Dow inches up 9 points shy of peak


The Dow Jones industrial average edged up 3.64 points yesterday to close at 3,755.21, only nine points shy of its all-time high. Just for comparison, 10 years ago today, the Dow closed at 1,254.98. The Dow is up 2,500 points, or 199 percent, in the last decade.

If you think the stock market is too high now, consider buying the Treasury's two- and three-year notes being issued this week. Call your broker or the Federal Reserve ([410] 576-3500) for details.

MONEY MATTERS: "On Wall Street, people who know don't talk and people who talk don't know.'" (Frederick Rowe, Jr., hedge fund manager) . . . "When a fellow says, 'It ain't the money but the principle of the thing,' it's the money." (Frank McKinney Hubbard) . . . "Virtue has its own reward, but no sale at the box office." (Mae West, 1892-1980).

BALTIMORE BEAT: Legg Mason's Research Weekly has comments on Giant Food ("Third quarter better than expected; 1994 earnings estimate increased") and McCormick ("Earnings appear to be on track; we anticipate that the firm may increase its dividend soon.") The brokerage firm includes Black & Decker on its current recommended list . . . Friday night, locally produced "Wall Street Week With Louis Rukeyser" (8:30 p.m., Channels 22 and 67) looks back over memorable moments of the past year's programs . . . These stocks with local connections reached 12-month highs in recent trading: AlliedSignal (Bendix), Baltimore Bancorp, CSX Corp., EA Engineering, Micros Systems and Times Mirror.

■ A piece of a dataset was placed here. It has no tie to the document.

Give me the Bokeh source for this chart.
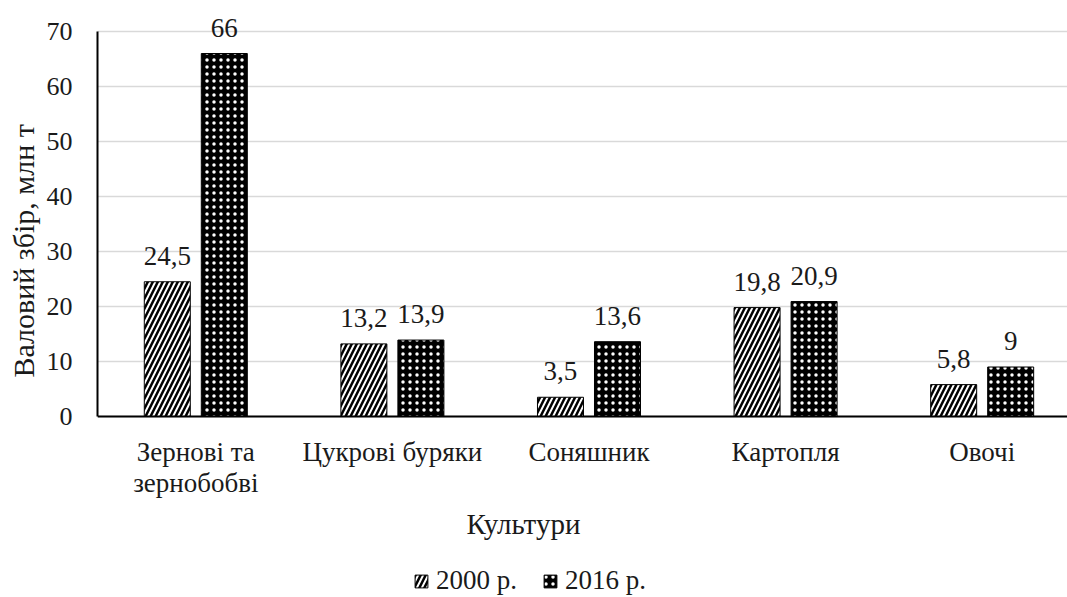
from bokeh.plotting import figure
from bokeh.models import (ColumnDataSource, Range1d, FixedTicker, Legend, LegendItem, Title, Span, Label)
from bokeh.transform import dodge
from bokeh.core.properties import value
from bokeh.embed import file_html
from bokeh.resources import INLINE

categories = ["Зернові та\nзернобобві", "Цукрові буряки", "Соняшник", "Картопля", "Овочі"]
series_2000 = [24.5, 13.2, 3.5, 19.8, 5.8]
series_2016 = [66, 13.9, 13.6, 20.9, 9]
series_names = ["2000 р.", "2016 р."]
y_ticks = [0, 10, 20, 30, 40, 50, 60, 70]
y_title = "Валовий збір, млн т"
x_title = "Культури"

FONT = "'Liberation Serif', 'Times New Roman', serif"
TXT = "#1a1a1a"

def fmt(v):
    return ("%g" % v).replace(".", ",")

xs = list(range(len(categories)))
src = ColumnDataSource(dict(
    x=xs,
    cat=categories,
    base=[0] * len(categories),
    v2000=series_2000,
    v2016=series_2016,
    l2000=[fmt(v) for v in series_2000],
    l2016=[fmt(v) for v in series_2016],
))

H = 597
PX = 5.5           # pixels per unit on the value axis
TOP = 31           # pixel row of the 70 grid line
ZERO = 416         # pixel row of the baseline
p = figure(width=1067, height=H, output_backend="svg", toolbar_location=None,
           x_range=Range1d(-0.5, 4.434),
           y_range=Range1d(-(H - ZERO) / PX, 70 + TOP / PX),
           x_axis_location=None,
           min_border_left=97, min_border_right=0, min_border_top=0, min_border_bottom=0)
p.outline_line_color = None
p.background_fill_color = "white"
p.border_fill_color = "white"

W = 0.234
OFF = 0.145
r1 = p.vbar(x=dodge("x", -OFF), top="v2000", bottom="base", width=W, source=src,
            fill_color="white", line_color="black", line_width=1,
            hatch_pattern="right_diagonal_line", hatch_color="black",
            hatch_scale=10, hatch_weight=2.5)
r2 = p.vbar(x=dodge("x", OFF), top="v2016", bottom="base", width=W, source=src,
            fill_color="black", line_color="black", line_width=1,
            hatch_pattern="dot", hatch_color="white",
            hatch_scale=7, hatch_weight=2)

for dx, col, lab in ((-OFF, "v2000", "l2000"), (OFF, "v2016", "l2016")):
    p.text(x=dodge("x", dx), y=col, text=lab, source=src,
           text_font=value(FONT), text_font_size="27px", text_align="center",
           text_baseline="alphabetic", y_offset=-26, text_color=TXT)

# baseline (x axis line)
p.add_layout(Span(location=0, dimension="width", line_color="black", line_width=2))

# category labels below the baseline
p.text(x="x", y="base", text="cat", source=src,
       text_font=value(FONT), text_font_size="27px", text_align="center",
       text_baseline="top", y_offset=20, text_color=TXT, text_line_height=1.05)

# y axis
p.yaxis.ticker = FixedTicker(ticks=y_ticks)
p.yaxis.bounds = (0, 70)
p.yaxis.major_tick_line_color = None
p.yaxis.minor_tick_line_color = None
p.yaxis.axis_line_color = "black"
p.yaxis.axis_line_width = 2
p.yaxis.major_label_text_font = FONT
p.yaxis.major_label_text_font_size = "26px"
p.yaxis.major_label_text_color = TXT
p.yaxis.major_label_standoff = 19

p.xgrid.grid_line_color = None
p.ygrid.grid_line_color = "#d9d9d9"
p.ygrid.grid_line_width = 1.5

yt = Title(text=y_title, align="left", offset=H - 377, text_font=FONT, text_font_size="30px",
           text_font_style="normal", text_color=TXT, standoff=8)
p.add_layout(yt, "left")

p.add_layout(Label(x=426, y=H - 523, x_units="screen", y_units="screen", text=x_title,
                   text_font=FONT, text_font_size="29px", text_align="center",
                   text_baseline="middle", text_color=TXT))

legend = Legend(items=[LegendItem(label=series_names[0], renderers=[r1]),
                       LegendItem(label=series_names[1], renderers=[r2])],
                orientation="horizontal", location=(316, 1),
                label_text_font=FONT, label_text_font_size="27px", label_text_color=TXT,
                glyph_width=16, glyph_height=16, label_standoff=7, spacing=25,
                padding=0, margin=0, border_line_color=None, background_fill_alpha=0)
p.add_layout(legend, "center")

open("out.html", "w").write(file_html(p, INLINE))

MARYLAND MEMOS: "I'm going to challenge your organizations to try to transform the idea of Total Quality Management into Total Performance Management." (Westinghouse CEO Mike Jordan at the corporation's recent "Total Quality Symposium," reported in the Baltimore Westinghouse Electronic Systems house organ, The Westinghouse Circuit.) . . . Our Daily Bread soup kitchen, 411 Cathedral St., across from the Enoch Pratt Free Library, desperately needs peanut butter, jelly, sugar (lots of it), bread, tea bags, muffins, eggs, coffee and money. Sister Gwynetta, director, told me, "In October this year we served 27,414 meals compared to 23,880 last October." The facility serves breakfast and lunch (plus a bag of supper food) 365 days a year. Please help in any way you can. There is plenty of easy parking when you deliver your food.

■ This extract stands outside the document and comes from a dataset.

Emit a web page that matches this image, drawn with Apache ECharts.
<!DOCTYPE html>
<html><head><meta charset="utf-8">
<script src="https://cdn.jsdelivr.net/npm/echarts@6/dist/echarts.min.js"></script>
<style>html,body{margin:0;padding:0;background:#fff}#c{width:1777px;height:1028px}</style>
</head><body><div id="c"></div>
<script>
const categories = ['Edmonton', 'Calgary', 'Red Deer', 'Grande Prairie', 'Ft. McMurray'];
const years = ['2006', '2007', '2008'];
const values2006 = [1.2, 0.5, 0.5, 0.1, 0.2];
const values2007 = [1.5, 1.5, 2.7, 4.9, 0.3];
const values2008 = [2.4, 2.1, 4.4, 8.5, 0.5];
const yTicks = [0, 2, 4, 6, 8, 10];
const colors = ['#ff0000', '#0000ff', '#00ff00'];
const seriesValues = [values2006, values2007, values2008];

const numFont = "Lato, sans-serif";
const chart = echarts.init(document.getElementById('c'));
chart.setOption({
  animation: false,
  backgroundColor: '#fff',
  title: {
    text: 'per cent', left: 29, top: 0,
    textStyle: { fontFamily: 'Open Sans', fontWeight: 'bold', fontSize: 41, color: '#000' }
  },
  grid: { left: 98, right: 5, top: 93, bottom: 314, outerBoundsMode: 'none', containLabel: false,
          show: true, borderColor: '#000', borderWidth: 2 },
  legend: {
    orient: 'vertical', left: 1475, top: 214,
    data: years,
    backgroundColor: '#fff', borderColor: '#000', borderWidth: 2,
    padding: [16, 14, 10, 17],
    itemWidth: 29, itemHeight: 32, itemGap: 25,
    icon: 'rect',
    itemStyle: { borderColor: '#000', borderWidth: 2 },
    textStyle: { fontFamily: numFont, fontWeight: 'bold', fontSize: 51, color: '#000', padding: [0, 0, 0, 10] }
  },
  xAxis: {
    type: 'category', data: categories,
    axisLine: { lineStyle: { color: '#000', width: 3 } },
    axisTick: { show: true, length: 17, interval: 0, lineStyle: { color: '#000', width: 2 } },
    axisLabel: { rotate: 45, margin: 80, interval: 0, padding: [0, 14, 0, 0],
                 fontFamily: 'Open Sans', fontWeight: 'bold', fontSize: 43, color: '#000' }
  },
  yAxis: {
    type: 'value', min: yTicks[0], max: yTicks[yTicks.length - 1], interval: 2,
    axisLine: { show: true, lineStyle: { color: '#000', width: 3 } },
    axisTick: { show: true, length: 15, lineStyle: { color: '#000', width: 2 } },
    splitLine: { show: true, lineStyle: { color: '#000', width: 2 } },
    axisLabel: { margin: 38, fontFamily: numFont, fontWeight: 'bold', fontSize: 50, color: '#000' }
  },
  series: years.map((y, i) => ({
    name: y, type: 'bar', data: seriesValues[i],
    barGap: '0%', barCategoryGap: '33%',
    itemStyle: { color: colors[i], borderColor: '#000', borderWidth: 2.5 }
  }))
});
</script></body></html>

GIFTS FOR KIDS: Here are some last-minute practical ideas for children's Christmas and New Year's presents. For children 6 and up, "Parentbanc" helps boys and girls keep track of where their allowance money goes. It has a checkbook in which the parent serves as banker, and the youngster is the customer. The parent's wallet stands for the bank's vault, and when the child needs money, he or she writes a check. Cost $24 at toy stores . . . "Stocks and Bonds" for children 12 and up is a board game in which the player with the most money at the end of "10 years" wins. It teaches long-range goals, stock selection and spreading risk. Cost $25, made by Avalon Hill, available at most toy stores . . . A good book for children, available in many book stores, is "How To Survive Without Your Parents' Money," by Geoff Martz. Random House $9.

HOLIDAY HASH: Stock and bond markets will be closed this Friday, the day before Christmas, but will be open on Friday, Dec. 31.

LOOKING AHEAD: "Avid Bull Becomes Avid Bear" is worth reading in this week's Barron's, dated Dec. 20, on newsstands this week. ("He believes that stocks have traced a long-term top that will be followed by a bear market of ugly proportions, explaining, 'I see the worst set of ingredients since the market's 1968 high.' ") . . . "Interest rates are topping out; it's OK now to buy natural gas and electric utility stocks." (Frank Cappiello, local mutual fund manager) . . . "I particularly like the technology stocks at this time, especially Intel." (Eddie Brown, Baltimore-based investment adviser) . . . "The bull market has a long way to go, I'm not a bit bearish. This year's record number of IPOs [initial public offerings] doesn't bother me a bit." (Bernadette Murphy, technician) . . . "The housing stocks that look attractive now include Toll Brothers and Continental Homes. I also like Ethan Allen and Lowe's stocks." (David Dwyer, housing analyst, Kidder, Peabody.") Last four quotes from Friday's "Wall Street Week with Louis Rukeyser."